The Catedral de León also shone as a wonderful part of our day. Twelve euros bought us an audio guide and allowed us to step from glaring mid-day sunlight into a world dappled with floating luminescent jewels.
I can’t express the impact of entering this Gothic architecture with nearly 1800 square feet of stained glass. My eyes feasted on glowing colors while my soul gloried in rays of luminosity.
The audio tour gave an excellent history of the cathedral, especially when we stood in the very center of the crossed ribs while a voice in our ears described the rescue and restoration of the cathedral in the 1800s, accompanied by eerie creaking and groaning sound effects!
It also told of the Virgen Blanco, carved in the 1200s by an unknown artist, and said to give her blessing to pilgrims.
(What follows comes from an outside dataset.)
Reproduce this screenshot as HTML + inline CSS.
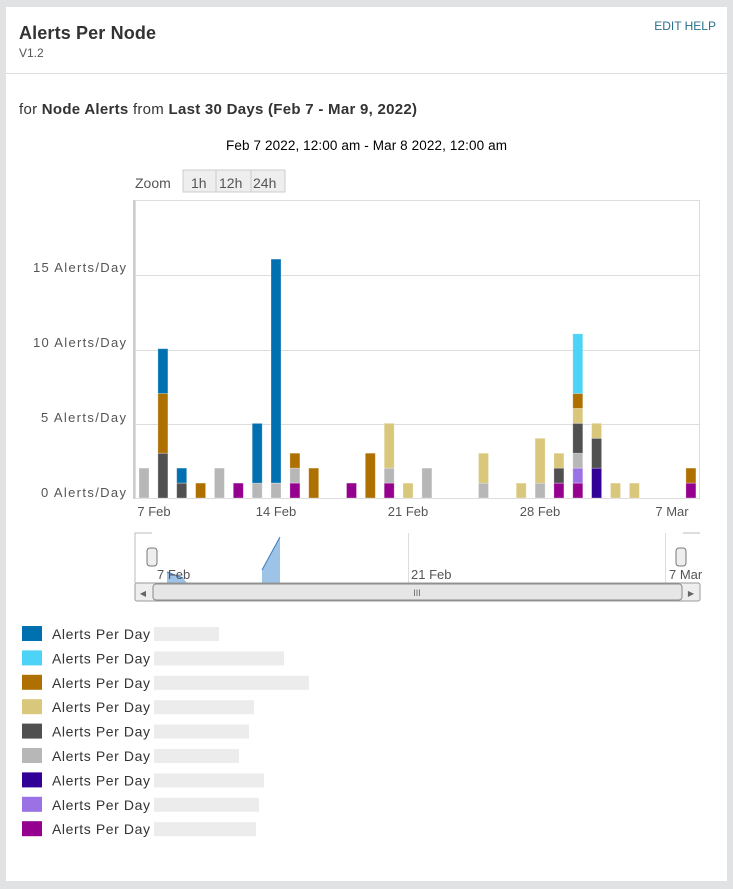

Jay took my picture with her as we left the cathedral.
Our first day of actually walking on the Camino de Santiago was rather short. We enjoyed following yellow arrows, talking with pilgrims, and feeling as if we were finally making progress!
We found our hostal to be quite near the Basilica de la Virgen del Camino, which has existed in one form or another since a shepherd saw a vision of the Virgin Mary in 1505. The current Basilica was constructed in 1961, a very avant-garde building. Thirteen bronzed blocky statues representing the twelve apostles and Mary line the facade.
Inside, an abstract cross and net rendered in stained glass lights one end of the sanctuary, then stark bare walls lead to an incredibly ornate baroque altarpiece created in 1730. Fascinating to see such a juxtaposition of modern and ancient!
Outside, a 53 meter tall concrete bell tower dominates the grounds. From afar, I thought I was seeing an abandoned factory chimney. It was quite startling to have this landmark resolve itself into a bell tower!
The day ended as we ate after-dinner chocolate on our balcony and watched a three-quarter moon climb into a clear, clear blue sky. I felt grateful for so much beauty to share with Jay beside me and also with friends far away.